Moreover, empirical evidence showed that capital adequacy, firm size, and leverage have negative significant determinants for firm performance. The results of firm size and leverage are compatible with that of Kayhan &Titman (2007) Al-Najjar & Hussainey, 2009. Where large Egyptian companies are likely to choose accounting methods to reduce reported earnings (Dey et al., 2008). Nevertheless, the result of capital adequacy is against the findings of Naceur & Kandil (2009), which indicate that a high ratio of capital to assets enhances the corporate performance.
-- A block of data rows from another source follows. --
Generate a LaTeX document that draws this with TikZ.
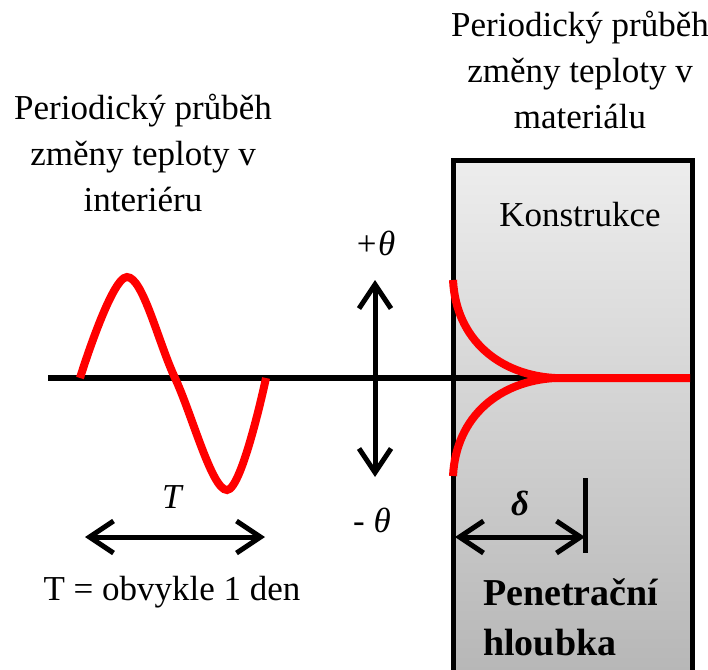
\documentclass[tikz,border=0pt]{standalone}
\usepackage{fontspec}
\setmainfont{Liberation Serif}
\usetikzlibrary{arrows.meta}
\begin{document}
\begin{tikzpicture}[x=1pt,y=-1pt,
  redline/.style={line width=8pt,red},
  dimarrow/.style={line width=5pt,{Straight Barb[length=24pt,width=32pt]}-{Straight Barb[length=24pt,width=32pt]}},
  lbl/.style={font=\fontsize{35}{46}\selectfont,inner sep=0pt}]
\useasboundingbox (0,0) rectangle (708,669);
\begin{scope}
\clip (0,0) rectangle (708,669);
\shade[top color=black!7,bottom color=black!29] (453,160) rectangle (692,690);
\draw[line width=5pt] (453,690) -- (453,160) -- (692,160) -- (692,690);
\end{scope}
\coordinate (axL) at (48,378);
\coordinate (axR) at (552,378);
\draw[line width=6pt] (axL) -- (axR);
\draw[redline] plot[smooth,tension=0.6] coordinates {(80,378) (127,277) (175,378) (227,490) (266,378)};
\draw[redline] (453,280) .. controls (456,340) and (500,375) .. (555,378) -- (690,378);
\draw[redline] (453,476) .. controls (456,416) and (500,381) .. (555,378);
\node[lbl,align=center] (intTitle) at (143,153) {Periodický průběh\\změny teploty v\\interiéru};
\node[lbl,align=center] (matTitle) at (580,70) {Periodický průběh\\změny teploty v\\materiálu};
\node[lbl] (konstr) at (580,215) {Konstrukce};
\node[lbl] (plusTh) at (375,243) {\textit{+θ}};
\node[lbl] (minusTh) at (372,520) {\textit{- θ}};
\coordinate (thUp) at (375,280);
\coordinate (thDn) at (375,477);
\draw[dimarrow] (thUp) -- (thDn);
\node[lbl] (perLbl) at (173,497) {\textit{T}};
\coordinate (perL) at (85,537);
\coordinate (perR) at (265,537);
\draw[dimarrow] (perL) -- (perR);
\node[lbl,anchor=base] (perText) at (172,600) {T = obvykle 1 den};
\node[lbl] (deltaLbl) at (520,503) {\textbf{\textit{δ}}};
\coordinate (penL) at (455,537);
\coordinate (penR) at (585,537);
\draw[dimarrow] (penL) -- (penR);
\draw[line width=5pt] (585,478) -- (585,553);
\node[lbl,font=\bfseries\fontsize{38}{50}\selectfont,anchor=base west] (penText) at (483,605) {Penetrační};
\node[lbl,font=\bfseries\fontsize{38}{50}\selectfont,anchor=base west] (hlText) at (483,655) {hloubka};
\end{tikzpicture}
\end{document}
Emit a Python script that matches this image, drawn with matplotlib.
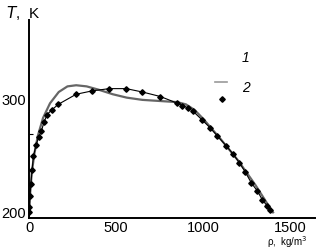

Research Implications and Recommendations

The results showed the different relationship with what was obtained in developed Western countries, which are consistent with the contingency theory. As what is applicable to organize a company or decision-making in developed Western countries might not be appropriate in developing countries. The results of this study have significant implications for researchers, policy makers, and corporate directors. Efforts to enhance corporate governance should focus on institutional ownership as they are positively related to accounting performance and market performance. Proponents of the board independence must be careful about the insignificant negative association between the board independence and the firm performance. Thus, if the purpose of the board independence is to enhance performance, these efforts may be deceptive. Policy makers must compel companies to comply with disclosure rules. Further research will therefore be undertaken considering more governance quality variables and using larger samples and longer time periods.

Research Limitations

This study has limitations as the research uses data from only the 40 most active nonfinancial firms listed on the Egyptian Stock Exchange. However, this index is the preferred index for investors in Egypt. Moreover, the data is for the period 2009-2014 which was the latest data available at the time of the study. Data of financial firms are excluded as these companies are totally different from non-financial companies, and some attributes may not be comparable between financial and other companies.